Fast facts on hyperlipidemia
Here are some key points about hyperlipidemia. More detail and supporting information is in the main article.
- Hyperlipidemia is a major risk factor for heart disease, the leading cause of death in the US.
- Hyperlipidemia is also called high cholesterol, hypercholesterolemia, or hypertriglyceridemia.
- LDL is bad.
- HDL is good.
- Women are more likely than men to have high cholesterol.
- The liver produces 75% of our cholesterol.
- Plant-based foods contain no cholesterol.
- There are no symptoms of hyperlipidemia.
- Hypothyroidism (underactive thyroid) can cause high cholesterol.
- Diets high in saturated fats contribute to hyperlipidemia.
- Being overweight can increase cholesterol.
- Regular physical activity can raise the good cholesterol (HDL) and lower the bad (LDL).

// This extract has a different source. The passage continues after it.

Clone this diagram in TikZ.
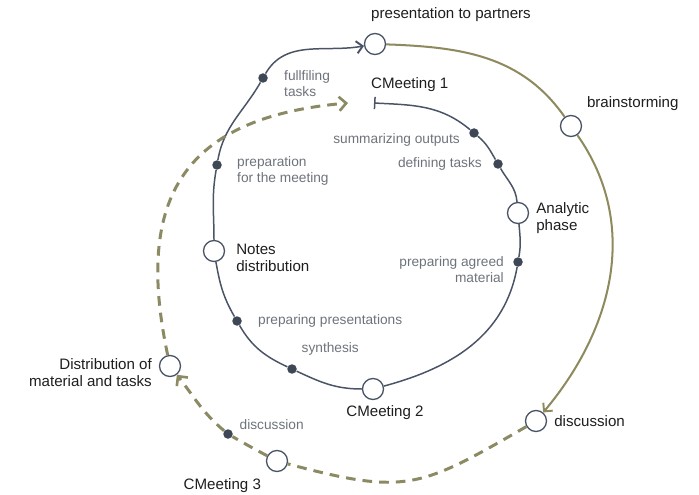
\documentclass[tikz,border=0pt]{standalone}
\usepackage{fontspec}
\setmainfont{Liberation Sans}
\usetikzlibrary{positioning,arrows.meta}
\definecolor{linecolour}{HTML}{4A5466}
\definecolor{dotcolour}{HTML}{3E4756}
\definecolor{olivecolour}{HTML}{8E8A5E}
\definecolor{dashcolour}{HTML}{8B8A63}
\definecolor{notecolour}{HTML}{6E737B}
\definecolor{textcolour}{HTML}{1E1E1E}

\begin{document}
\begin{tikzpicture}[
  x=0.02cm, y=0.02cm,
  stage/.style = {circle, draw=linecolour, line width=0.75pt, fill=white, minimum size=0.42cm, inner sep=0pt},
  spot/.style = {circle, fill=dotcolour, minimum size=0.19cm, inner sep=0pt},
  lab/.style = {font=\fontsize{8.6}{10}\selectfont, text=textcolour, inner sep=1pt},
  note/.style = {font=\fontsize{7.8}{9}\selectfont, text=notecolour, inner sep=1pt},
  inner/.style = {line width=0.85pt, draw=linecolour},
  outer/.style = {line width=1.15pt, draw=olivecolour},
  back/.style = {line width=1.7pt, draw=dashcolour, dash pattern=on 5.5pt off 4pt},
  tip/.style = {-{Straight Barb[length=3.5pt,width=7pt,line width=1.1pt]}},
  backtip/.style = {-{Straight Barb[length=4pt,width=8pt,line width=1.5pt]}}
  ]
  \useasboundingbox (0,0) rectangle (699,494);

  % outer ring
  \node[stage] (p1) at (375,450) {};
  \node[stage] (brain) at (571,368) {};
  \node[stage] (disc) at (536,73) {};
  \node[stage] (cm3) at (277,33) {};
  \node[stage] (dist) at (170,128) {};
  \node[spot] (dsc) at (228,60) {};

  % inner loop
  \coordinate (c1) at (374,391);
  \coordinate[left=0.52cm of c1] (c1in);
  \node[spot] (sum) at (474,361) {};
  \node[spot] (def) at (498,330) {};
  \node[stage] (ana) at (518,281) {};
  \node[spot] (agreed) at (518,232) {};
  \node[stage] (cm2) at (373,105) {};
  \node[spot] (synth) at (292,125) {};
  \node[spot] (prepres) at (237,173) {};
  \node[stage] (notes) at (214,243) {};
  \node[spot] (prep) at (217,329) {};
  \node[spot] (fulf) at (263,416) {};

  \node[lab, above=0.18cm of p1, xshift=1.52cm] (p1lab) {presentation to partners};
  \node[lab, above right=0.1cm and 0.12cm of brain] (brainlab) {brainstorming};
  \node[lab, right=0.1cm of disc] (disclab) {discussion};
  \node[lab, below left=0.15cm and 0.12cm of cm3] (cm3lab) {CMeeting 3};
  \node[lab, align=right, left=0.1cm of dist, yshift=-0.13cm] (distlab) {Distribution of\\material and tasks};
  \node[lab, align=left, right=0.18cm of notes, yshift=-0.14cm] (noteslab) {Notes\\distribution};
  \node[lab, align=left, right=0.1cm of ana, yshift=-0.1cm] (analab) {Analytic\\phase};
  \node[lab, below=0.06cm of cm2, xshift=0.24cm] (cm2lab) {CMeeting 2};
  \node[lab, above right=0.18cm and -0.1cm of c1] (c1lab) {CMeeting 1};

  \node[note, align=left, right=0.28cm of fulf, yshift=-0.12cm] (fulflab) {fullfiling\\tasks};
  \node[note, align=left, right=0.26cm of prep, yshift=-0.12cm] (preplab) {preparation\\for the meeting};
  \node[note, right=0.28cm of prepres] (prepreslab) {preparing presentations};
  \node[note, above right=0.15cm and 0.08cm of synth] (synthlab) {synthesis};
  \node[note, right=0.09cm of dsc, yshift=0.18cm] (dsclab) {discussion};
  \node[note, left=0.14cm of sum, yshift=-0.13cm] (sumlab) {summarizing outputs};
  \node[note, left=0.18cm of def] (deflab) {defining tasks};
  \node[note, align=right, left=0.14cm of agreed, yshift=-0.16cm] (agreedlab) {preparing agreed\\material};

  \draw[inner, {Bar[width=7pt,line width=0.85pt]}-] (c1) to[out=-3,in=140] (sum);
  \draw[inner] (sum) to[out=-40,in=120] (def) to[out=-60,in=95] (ana)
    to[out=-85,in=80] (agreed) to[out=-100,in=15] (cm2) to[out=180,in=-25] (synth)
    to[out=155,in=-60] (prepres) to[out=120,in=-80] (notes) to[out=90,in=-100] (prep)
    to[out=80,in=-120] (fulf);
  \draw[inner, tip] (fulf) to[out=60,in=190] (p1);

  \draw[outer] (p1) to[out=-2,in=125] (brain);
  \draw[outer, tip] (brain) to[out=-55,in=50] (disc);

  \draw[back] (disc) to[out=-150,in=-15,looseness=1.3] (cm3);
  \draw[back, backtip] (cm3) to[out=152,in=-30] (dsc) to[out=140,in=-52] (dist);
  \draw[back, backtip] (dist) to[out=102,in=185,looseness=1.35] (c1in);

\end{tikzpicture}
\end{document}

- 1 in 500 people worldwide has familial hyperlipidemia.2
What is hyperlipidemia?
Hyperlipidemia is too much cholesterol in the blood. Cholesterol is a waxy, fat protein manufactured by the liver and is essential for healthy cell membranes, hormone production, and vitamin storage.
The term hyperlipidemia means high lipid levels. Hyperlipidemia includes several conditions, but it usually means that you have high cholesterol and high triglyceride levels.

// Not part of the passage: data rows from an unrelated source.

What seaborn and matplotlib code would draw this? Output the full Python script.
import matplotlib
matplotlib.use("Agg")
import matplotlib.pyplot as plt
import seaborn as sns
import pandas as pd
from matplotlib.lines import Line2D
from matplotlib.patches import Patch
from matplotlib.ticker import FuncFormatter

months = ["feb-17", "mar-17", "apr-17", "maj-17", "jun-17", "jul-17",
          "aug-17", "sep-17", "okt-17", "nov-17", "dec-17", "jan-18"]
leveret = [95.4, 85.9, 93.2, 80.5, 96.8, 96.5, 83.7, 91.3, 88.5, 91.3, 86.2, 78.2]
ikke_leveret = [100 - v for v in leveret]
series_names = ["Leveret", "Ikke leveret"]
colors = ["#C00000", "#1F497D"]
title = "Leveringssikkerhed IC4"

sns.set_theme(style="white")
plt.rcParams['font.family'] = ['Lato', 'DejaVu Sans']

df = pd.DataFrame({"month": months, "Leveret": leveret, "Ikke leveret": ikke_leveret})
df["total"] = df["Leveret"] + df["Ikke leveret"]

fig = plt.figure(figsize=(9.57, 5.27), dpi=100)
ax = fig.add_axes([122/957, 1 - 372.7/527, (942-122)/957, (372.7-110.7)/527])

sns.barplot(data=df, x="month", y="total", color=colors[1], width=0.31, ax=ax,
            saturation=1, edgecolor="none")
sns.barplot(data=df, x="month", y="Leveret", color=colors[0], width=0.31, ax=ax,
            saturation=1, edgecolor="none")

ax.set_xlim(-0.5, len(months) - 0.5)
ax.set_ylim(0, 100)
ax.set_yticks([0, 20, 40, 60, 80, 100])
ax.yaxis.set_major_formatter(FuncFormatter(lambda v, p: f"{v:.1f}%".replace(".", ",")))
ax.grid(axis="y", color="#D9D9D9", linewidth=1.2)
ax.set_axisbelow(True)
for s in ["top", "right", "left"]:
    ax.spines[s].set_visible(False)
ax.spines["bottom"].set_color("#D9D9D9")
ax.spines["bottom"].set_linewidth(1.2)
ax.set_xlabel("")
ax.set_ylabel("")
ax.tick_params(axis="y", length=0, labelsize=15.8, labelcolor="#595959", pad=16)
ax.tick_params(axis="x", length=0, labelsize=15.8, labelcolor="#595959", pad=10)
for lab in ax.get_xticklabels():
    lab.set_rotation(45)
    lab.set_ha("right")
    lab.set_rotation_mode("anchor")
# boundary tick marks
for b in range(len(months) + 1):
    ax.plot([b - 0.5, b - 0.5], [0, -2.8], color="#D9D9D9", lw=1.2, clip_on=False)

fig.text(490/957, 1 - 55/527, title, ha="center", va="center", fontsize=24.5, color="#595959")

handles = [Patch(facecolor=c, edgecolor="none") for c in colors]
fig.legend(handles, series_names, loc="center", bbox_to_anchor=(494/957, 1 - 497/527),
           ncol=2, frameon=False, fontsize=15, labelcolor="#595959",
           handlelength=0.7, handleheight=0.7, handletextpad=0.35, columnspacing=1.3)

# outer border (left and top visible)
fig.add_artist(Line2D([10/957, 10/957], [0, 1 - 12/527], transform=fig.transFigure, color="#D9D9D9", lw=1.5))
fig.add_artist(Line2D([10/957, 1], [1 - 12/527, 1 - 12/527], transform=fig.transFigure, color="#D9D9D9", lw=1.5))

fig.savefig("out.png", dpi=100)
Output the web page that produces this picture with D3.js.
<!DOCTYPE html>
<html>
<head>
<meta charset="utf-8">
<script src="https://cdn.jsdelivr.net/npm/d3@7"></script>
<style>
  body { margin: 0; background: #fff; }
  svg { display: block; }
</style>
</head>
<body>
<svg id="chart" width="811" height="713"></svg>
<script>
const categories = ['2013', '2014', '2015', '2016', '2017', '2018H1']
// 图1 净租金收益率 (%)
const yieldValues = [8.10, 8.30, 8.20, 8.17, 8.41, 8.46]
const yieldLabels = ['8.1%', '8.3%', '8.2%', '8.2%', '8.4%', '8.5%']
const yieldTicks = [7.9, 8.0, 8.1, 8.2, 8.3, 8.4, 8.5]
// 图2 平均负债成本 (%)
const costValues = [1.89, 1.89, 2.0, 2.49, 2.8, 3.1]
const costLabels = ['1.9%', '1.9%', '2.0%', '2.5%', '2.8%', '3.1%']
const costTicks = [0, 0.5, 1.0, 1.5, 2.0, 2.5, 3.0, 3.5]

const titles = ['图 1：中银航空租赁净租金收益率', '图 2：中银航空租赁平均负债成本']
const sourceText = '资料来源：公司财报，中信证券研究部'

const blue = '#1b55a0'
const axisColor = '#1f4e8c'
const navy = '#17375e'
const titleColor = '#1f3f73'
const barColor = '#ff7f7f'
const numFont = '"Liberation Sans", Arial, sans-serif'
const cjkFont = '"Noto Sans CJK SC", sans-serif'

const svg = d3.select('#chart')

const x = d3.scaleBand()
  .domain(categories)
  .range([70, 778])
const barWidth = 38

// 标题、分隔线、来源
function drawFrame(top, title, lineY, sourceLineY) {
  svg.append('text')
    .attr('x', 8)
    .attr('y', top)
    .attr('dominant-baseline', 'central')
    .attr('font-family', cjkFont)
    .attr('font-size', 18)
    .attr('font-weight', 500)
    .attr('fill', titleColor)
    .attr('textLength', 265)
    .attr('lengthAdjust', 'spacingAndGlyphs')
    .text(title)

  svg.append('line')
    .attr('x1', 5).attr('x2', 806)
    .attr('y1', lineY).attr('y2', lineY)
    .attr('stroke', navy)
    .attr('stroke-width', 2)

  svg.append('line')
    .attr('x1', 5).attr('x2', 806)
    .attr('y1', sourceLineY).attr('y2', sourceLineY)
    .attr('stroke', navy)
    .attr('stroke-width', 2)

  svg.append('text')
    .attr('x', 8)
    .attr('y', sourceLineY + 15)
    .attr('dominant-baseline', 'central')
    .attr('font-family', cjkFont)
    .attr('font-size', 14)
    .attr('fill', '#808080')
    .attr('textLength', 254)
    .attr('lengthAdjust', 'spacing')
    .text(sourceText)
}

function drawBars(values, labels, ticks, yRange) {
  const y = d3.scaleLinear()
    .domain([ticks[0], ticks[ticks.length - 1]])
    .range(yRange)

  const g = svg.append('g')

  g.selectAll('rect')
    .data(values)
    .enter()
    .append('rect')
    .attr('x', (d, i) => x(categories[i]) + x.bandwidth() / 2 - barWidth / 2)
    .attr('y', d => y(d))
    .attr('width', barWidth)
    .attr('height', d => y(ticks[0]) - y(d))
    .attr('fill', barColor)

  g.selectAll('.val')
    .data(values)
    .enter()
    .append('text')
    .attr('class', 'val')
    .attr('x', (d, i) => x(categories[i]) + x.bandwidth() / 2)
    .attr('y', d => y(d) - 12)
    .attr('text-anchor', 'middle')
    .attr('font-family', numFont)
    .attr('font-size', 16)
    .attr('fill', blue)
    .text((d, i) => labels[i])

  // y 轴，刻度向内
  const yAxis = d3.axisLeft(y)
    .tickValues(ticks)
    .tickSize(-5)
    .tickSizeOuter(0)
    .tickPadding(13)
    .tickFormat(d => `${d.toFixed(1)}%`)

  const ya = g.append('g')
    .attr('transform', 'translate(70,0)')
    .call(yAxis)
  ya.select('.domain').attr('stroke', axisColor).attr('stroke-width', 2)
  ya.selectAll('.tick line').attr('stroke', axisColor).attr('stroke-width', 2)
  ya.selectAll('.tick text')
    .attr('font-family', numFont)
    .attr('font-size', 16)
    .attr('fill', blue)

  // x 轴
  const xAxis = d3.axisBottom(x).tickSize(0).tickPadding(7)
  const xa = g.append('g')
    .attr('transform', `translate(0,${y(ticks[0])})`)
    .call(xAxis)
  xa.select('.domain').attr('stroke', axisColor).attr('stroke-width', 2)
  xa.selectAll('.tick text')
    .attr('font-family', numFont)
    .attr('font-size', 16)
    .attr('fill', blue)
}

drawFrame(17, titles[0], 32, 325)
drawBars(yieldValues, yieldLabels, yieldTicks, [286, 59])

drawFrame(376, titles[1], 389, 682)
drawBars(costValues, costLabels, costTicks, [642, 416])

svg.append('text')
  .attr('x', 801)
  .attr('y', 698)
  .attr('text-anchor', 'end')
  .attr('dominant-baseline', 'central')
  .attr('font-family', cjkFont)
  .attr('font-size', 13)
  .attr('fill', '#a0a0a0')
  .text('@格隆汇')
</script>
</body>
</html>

Even the brain depends on cholesterol for proper functioning. Cholesterol becomes a problem when too much of the bad kind is produced or ingested through regular eating of unhealthy foods.

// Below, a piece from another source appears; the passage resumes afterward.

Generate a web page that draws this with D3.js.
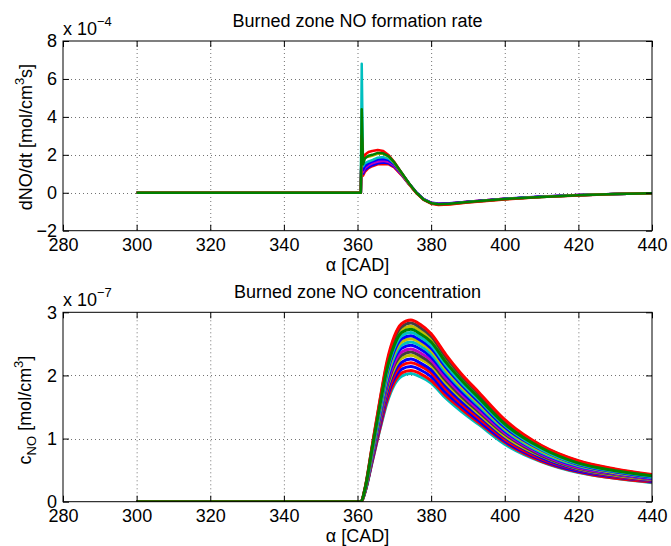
<!DOCTYPE html>
<html><head><meta charset="utf-8">
<script src="https://cdn.jsdelivr.net/npm/d3@7"></script>
<style>
body{margin:0;background:#fff}
svg{display:block}
text{font-family:"Liberation Sans",Arial,Helvetica,sans-serif;fill:#000}
</style>
</head><body>
<svg id="c" width="671" height="546"></svg>
<script>
// ---------- tick labels ----------
const alphaTicks = [280, 300, 320, 340, 360, 380, 400, 420, 440];
const rateTicks = [-2, 0, 2, 4, 6, 8];
const concTicks = [0, 1, 2, 3];

// ---------- top panel: dNO/dt  (x 1e-4 mol/cm^3 s) ----------
const rateAlpha = [300, 360.9, 361.15, 361.5, 362, 363, 364, 365.5, 367, 368.5, 370, 372, 374, 376, 378, 380, 382, 385, 390, 395, 400, 410, 420, 430, 440];
const rateRed     = [0, 0, 3.0, 1.7, 2.0, 2.15, 2.2, 2.25, 2.2, 1.98, 1.62, 1.05, 0.48, -0.02, -0.38, -0.58, -0.65, -0.62, -0.52, -0.43, -0.35, -0.23, -0.14, -0.07, -0.03];
const rateOlive   = [0, 0, 2.8, 1.9, 1.95, 1.9, 1.95, 2.05, 2.05, 1.9, 1.58, 1.02, 0.47, -0.01, -0.36, -0.56, -0.62, -0.6, -0.5, -0.42, -0.34, -0.22, -0.13, -0.07, -0.03];
const rateBlue    = [0, 0, 3.2, 1.2, 1.4, 1.55, 1.65, 1.75, 1.78, 1.72, 1.5, 1.02, 0.5, 0.02, -0.34, -0.54, -0.6, -0.58, -0.49, -0.41, -0.33, -0.21, -0.13, -0.06, -0.02];
const rateMagenta = [0, 0, 2.9, 1.1, 1.3, 1.45, 1.55, 1.65, 1.68, 1.62, 1.42, 0.97, 0.46, 0.0, -0.35, -0.53, -0.58, -0.56, -0.48, -0.4, -0.32, -0.21, -0.12, -0.06, -0.02];
const rateGray    = [0, 0, 2.7, 1.3, 1.5, 1.6, 1.7, 1.8, 1.82, 1.74, 1.5, 1.0, 0.47, -0.01, -0.36, -0.55, -0.6, -0.58, -0.49, -0.41, -0.33, -0.21, -0.13, -0.06, -0.02];
const rateCyan    = [0, 0, 6.8, 1.4, 1.55, 1.65, 1.72, 1.85, 1.88, 1.8, 1.55, 1.03, 0.48, -0.01, -0.37, -0.56, -0.61, -0.59, -0.5, -0.42, -0.33, -0.22, -0.13, -0.06, -0.02];
const rateBlue2   = [0, 0, 3.0, 1.0, 1.2, 1.35, 1.45, 1.55, 1.6, 1.55, 1.38, 0.95, 0.45, 0.0, -0.34, -0.52, -0.56, -0.55, -0.47, -0.39, -0.31, -0.2, -0.12, -0.06, -0.02];
const rateRed2    = [0, 0, 2.6, 0.9, 1.1, 1.3, 1.4, 1.5, 1.52, 1.5, 1.33, 0.92, 0.44, -0.01, -0.36, -0.55, -0.6, -0.57, -0.48, -0.4, -0.32, -0.21, -0.12, -0.06, -0.02];
const rateGreen   = [0, 0, 4.4, 1.5, 1.8, 1.95, 2.0, 2.1, 2.08, 1.92, 1.6, 1.05, 0.5, 0.0, -0.36, -0.55, -0.6, -0.58, -0.49, -0.41, -0.33, -0.22, -0.13, -0.07, -0.03];

// ---------- bottom panel: c_NO (x 1e-7 mol/cm^3) ----------
const concAlpha = [300, 361, 362, 364, 366, 368, 370, 372, 374.5, 377, 380, 384, 388, 393, 400, 410, 420, 430, 440];
const conc01 = [0, 0, .20, .89, 1.58, 2.22, 2.62, 2.82, 2.88, 2.81, 2.66, 2.33, 2.04, 1.73, 1.30, .89, .65, .52, .43];
const conc02 = [0, 0, .20, .88, 1.56, 2.18, 2.58, 2.77, 2.83, 2.76, 2.62, 2.29, 2.01, 1.70, 1.27, .88, .64, .51, .42];
const conc03 = [0, 0, .19, .86, 1.53, 2.14, 2.53, 2.72, 2.78, 2.71, 2.57, 2.25, 1.97, 1.67, 1.25, .86, .63, .50, .42];
const conc04 = [0, 0, .19, .85, 1.50, 2.10, 2.48, 2.68, 2.73, 2.66, 2.53, 2.21, 1.94, 1.64, 1.23, .85, .61, .49, .41];
const conc05 = [0, 0, .19, .83, 1.47, 2.06, 2.44, 2.63, 2.68, 2.61, 2.48, 2.17, 1.90, 1.61, 1.21, .83, .60, .48, .40];
const conc06 = [0, 0, .18, .82, 1.45, 2.03, 2.39, 2.58, 2.63, 2.56, 2.43, 2.13, 1.87, 1.58, 1.18, .82, .59, .47, .39];
const conc07 = [0, 0, .18, .80, 1.42, 1.99, 2.35, 2.53, 2.58, 2.52, 2.39, 2.09, 1.83, 1.55, 1.16, .80, .58, .46, .39];
const conc08 = [0, 0, .18, .78, 1.39, 1.95, 2.30, 2.48, 2.53, 2.47, 2.34, 2.05, 1.80, 1.52, 1.14, .78, .57, .46, .38];
const conc09 = [0, 0, .17, .77, 1.36, 1.91, 2.26, 2.43, 2.48, 2.42, 2.29, 2.01, 1.76, 1.49, 1.12, .77, .56, .45, .37];
const conc10 = [0, 0, .17, .75, 1.33, 1.86, 2.20, 2.37, 2.42, 2.36, 2.24, 1.96, 1.72, 1.45, 1.09, .75, .54, .44, .36];
const conc11 = [0, 0, .17, .73, 1.30, 1.82, 2.16, 2.32, 2.37, 2.31, 2.19, 1.92, 1.68, 1.42, 1.07, .73, .53, .43, .36];
const conc12 = [0, 0, .16, .72, 1.28, 1.79, 2.11, 2.27, 2.32, 2.26, 2.15, 1.88, 1.65, 1.39, 1.04, .72, .52, .42, .35];
const conc13 = [0, 0, .16, .70, 1.24, 1.74, 2.06, 2.21, 2.26, 2.20, 2.09, 1.83, 1.60, 1.36, 1.02, .70, .51, .41, .34];
const conc14 = [0, 0, .15, .68, 1.21, 1.69, 2.00, 2.16, 2.20, 2.15, 2.04, 1.78, 1.56, 1.32, .99, .68, .50, .40, .33];
const conc15 = [0, 0, .15, .66, 1.18, 1.65, 1.95, 2.10, 2.14, 2.09, 1.98, 1.73, 1.52, 1.28, .96, .66, .48, .39, .32];
const conc16 = [0, 0, .15, .64, 1.14, 1.60, 1.89, 2.04, 2.08, 2.03, 1.92, 1.68, 1.48, 1.25, .94, .64, .47, .37, .31];
const conc17 = [0, 0, .14, .63, 1.12, 1.56, 1.85, 1.99, 2.03, 1.98, 1.88, 1.64, 1.44, 1.22, .91, .63, .46, .37, .30];

// ---------- styles ----------
const C = {b:"#0000ff", g:"#008000", r:"#ff0000", c:"#00bfbf", m:"#bf00bf", y:"#bfbf00", k:"#404040"};
const rateSeries = [
  [rateRed2, C.r], [rateBlue2, C.b], [rateMagenta, C.m], [rateGray, C.k], [rateBlue, C.b],
  [rateCyan, C.c], [rateOlive, C.y], [rateRed, C.r], [rateGreen, C.g]
];
const concSeries = [
  [conc17, C.c], [conc16, C.r], [conc15, C.b], [conc14, C.r], [conc13, C.b], [conc12, C.y],
  [conc11, C.k], [conc10, C.m], [conc09, C.b], [conc08, C.c], [conc07, C.y], [conc06, C.b],
  [conc05, C.c], [conc03, C.y], [conc02, C.k], [conc01, C.r], [conc04, C.g]
];

const svg = d3.select("#c");
svg.append("rect").attr("width", 671).attr("height", 546).attr("fill", "#fff");
const X0 = 63, X1 = 652;
let clipId = 0;

function panel(o) {
  const x = d3.scaleLinear().domain([280, 440]).range([X0, X1]);
  const y = d3.scaleLinear().domain(o.yDomain).range([o.bottom, o.top]);
  const g = svg.append("g");

  // grid
  const grid = g.append("g").attr("stroke", "#000").attr("stroke-width", 1)
    .attr("stroke-dasharray", "1,3").attr("opacity", 0.55);
  grid.selectAll("line.v").data(alphaTicks.slice(1, -1)).join("line")
    .attr("x1", d => x(d) + 0.5).attr("x2", d => x(d) + 0.5)
    .attr("y1", o.top).attr("y2", o.bottom);
  grid.selectAll("line.h").data(o.yTicks.slice(1, -1)).join("line")
    .attr("y1", d => Math.round(y(d)) + 0.5).attr("y2", d => Math.round(y(d)) + 0.5)
    .attr("x1", X0).attr("x2", X1);

  // data
  const id = "clip" + (clipId++);
  svg.append("clipPath").attr("id", id).append("rect")
    .attr("x", X0).attr("y", o.top).attr("width", X1 - X0).attr("height", o.bottom - o.top);
  const line = d3.line().x((d, i) => x(o.alpha[i])).y(d => y(d)).curve(o.curve);
  g.append("g").attr("clip-path", `url(#${id})`).selectAll("path").data(o.series).join("path")
    .attr("d", d => line(d[0])).attr("fill", "none").attr("stroke", d => d[1])
    .attr("stroke-width", o.lw).attr("stroke-linejoin", "round");

  // axes
  const ax = g.append("g").attr("class", "axes");
  ax.append("g").attr("transform", `translate(0,${o.bottom})`)
    .call(d3.axisBottom(x).tickValues(alphaTicks).tickSizeInner(-6).tickSizeOuter(0).tickPadding(7.5).tickFormat(d3.format("d")));
  ax.append("g").attr("transform", `translate(0,${o.top})`)
    .call(d3.axisTop(x).tickValues(alphaTicks).tickSizeInner(-6).tickSizeOuter(0).tickFormat(""));
  ax.append("g").attr("transform", `translate(${X0},0)`)
    .call(d3.axisLeft(y).tickValues(o.yTicks).tickSizeInner(-6).tickSizeOuter(0).tickPadding(6).tickFormat(d3.format("d")));
  ax.append("g").attr("transform", `translate(${X1},0)`)
    .call(d3.axisRight(y).tickValues(o.yTicks).tickSizeInner(-6).tickSizeOuter(0).tickFormat(""));
  ax.selectAll(".domain").remove();
  ax.selectAll(".tick line").attr("stroke", "#000");
  ax.selectAll(".tick text").attr("font-size", 18).attr("font-family", '"Liberation Sans",Arial,sans-serif');
  g.append("rect").attr("x", X0).attr("y", o.top).attr("width", X1 - X0).attr("height", o.bottom - o.top)
    .attr("fill", "none").attr("stroke", "#000").attr("stroke-width", 1);

  // title
  g.append("text").attr("x", (X0 + X1) / 2).attr("y", o.top - 14.5).attr("text-anchor", "middle")
    .attr("font-size", 18).text(o.title);
  // x label
  g.append("text").attr("x", (X0 + X1) / 2).attr("y", o.bottom + 40)
    .attr("text-anchor", "middle").attr("font-size", 18).text("\u03b1 [CAD]");
  // exponent
  const ex = g.append("text").attr("x", X0).attr("y", o.top - 6.5).attr("font-size", 18);
  ex.append("tspan").text("x 10");
  ex.append("tspan").attr("font-size", 13).attr("dy", -9).text(o.expo);
  // y label
  const yl = g.append("text").attr("transform", `translate(${o.ylx},${o.yly}) rotate(-90)`)
    .attr("text-anchor", "middle").attr("font-size", 18);
  o.ylabel(yl);
}

panel({
  top: 41, bottom: 230.7, yDomain: [-2, 8], yTicks: rateTicks,
  alpha: rateAlpha, series: rateSeries, curve: d3.curveLinear, lw: 2.5,
  title: "Burned zone NO formation rate", expo: "\u22124",
  ylx: 32, yly: 137,
  ylabel: t => {
    t.append("tspan").text("dNO/dt [mol/cm");
    t.append("tspan").attr("font-size", 13).attr("dy", -8).text("3");
    t.append("tspan").attr("dy", 8).text("s]");
  }
});

panel({
  top: 312.3, bottom: 501.7, yDomain: [0, 3], yTicks: concTicks,
  alpha: concAlpha, series: concSeries, curve: d3.curveMonotoneX, lw: 3,
  title: "Burned zone NO concentration", expo: "\u22127",
  ylx: 31, yly: 410,
  ylabel: t => {
    t.append("tspan").text("c");
    t.append("tspan").attr("font-size", 13).attr("dy", 5).text("NO");
    t.append("tspan").attr("dy", -5).text(" [mol/cm");
    t.append("tspan").attr("font-size", 13).attr("dy", -8).text("3");
    t.append("tspan").attr("dy", 8).text("]");
  }
});
</script>
</body></html>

Cholesterol is carried through the blood to cells by lipoproteins that are either low density (LDL) or high density (HDL). Think of the lipoprotein as the vehicle and cholesterol as the passenger.
HDL is the good lipoprotein because it carries extra cholesterol back to the liver where it can be eliminated. LDL is bad, as it will build up excess cholesterol in the blood.
Triglycerides, a type of fat in the blood, are different from cholesterol, but because of their strong association with heart disease, triglycerides are measured as well.
Often it is both the LDL and triglycerides that are elevated in hyperlipidemia.
What causes hyperlipidemia?
The causes of hyperlipidemia are either genetic (familial or primary hyperlipidemia) or from a poor diet and other specific factors (secondary hyperlipidemia).
You can encourage a healthy cholesterol level by avoiding fast food, junk food and processed meats.
When the body cannot utilize or remove the excess fat, it accumulates in the blood. Over time, the buildup damages the arteries and internal organs. This process contributes to the development of heart disease.
In familial hyperlipidemia, the high cholesterol has nothing to do with poor habits but is caused by a genetic disorder.3
A mutated gene passed down from either the mother or father causes a missing or malfunctioning LDL receptor. The LDL accumulates to dangerous amounts in the blood.
Certain ethnic groups such as French Canadians, Christian Lebanese, South African Afrikaners, and Ashkenazi Jews are at a higher risk of hereditary hyperlipidemia.4
Other causes of hyperlipidemia may include excessive drinking of alcohol, obesity, side effects of medications such as hormones or steroids, diabetes, kidney disease, underactive thyroid gland, and pregnancy.5
Recent developments on hyperlipidemia causes from MNT news
People who carry a common mutation in a gene called SCARB1 - that regulates cholesterol - may have a higher risk of developing heart disease, say the researchers behind a new study published in the journal PLOS ONE.
A new study published in JAMA claims to have found evidence to support a causal association between high levels of "bad" cholesterol and aortic valve stenosis - a form of aortic valve disease in which the valve is narrowed, restricting blood flow from the heart.
Signs and symptoms of hyperlipidemia
With familial hyperlipidemia, a person could show signs of high cholesterol with yellowish fatty growths (xanthomas) around the eyes or the joints. Otherwise, hyperlipidemia has no signs or symptoms, and unless picked up with the fasting lipid profile, the high cholesterol would remain undetected.
Excessive fat in the blood accumulates over time, forming plaques on the walls of the arteries and blood vessels. This will narrow the openings, producing turbulent blood flow through the vessels, and cause the heart to use more force to get the blood through the constricted areas.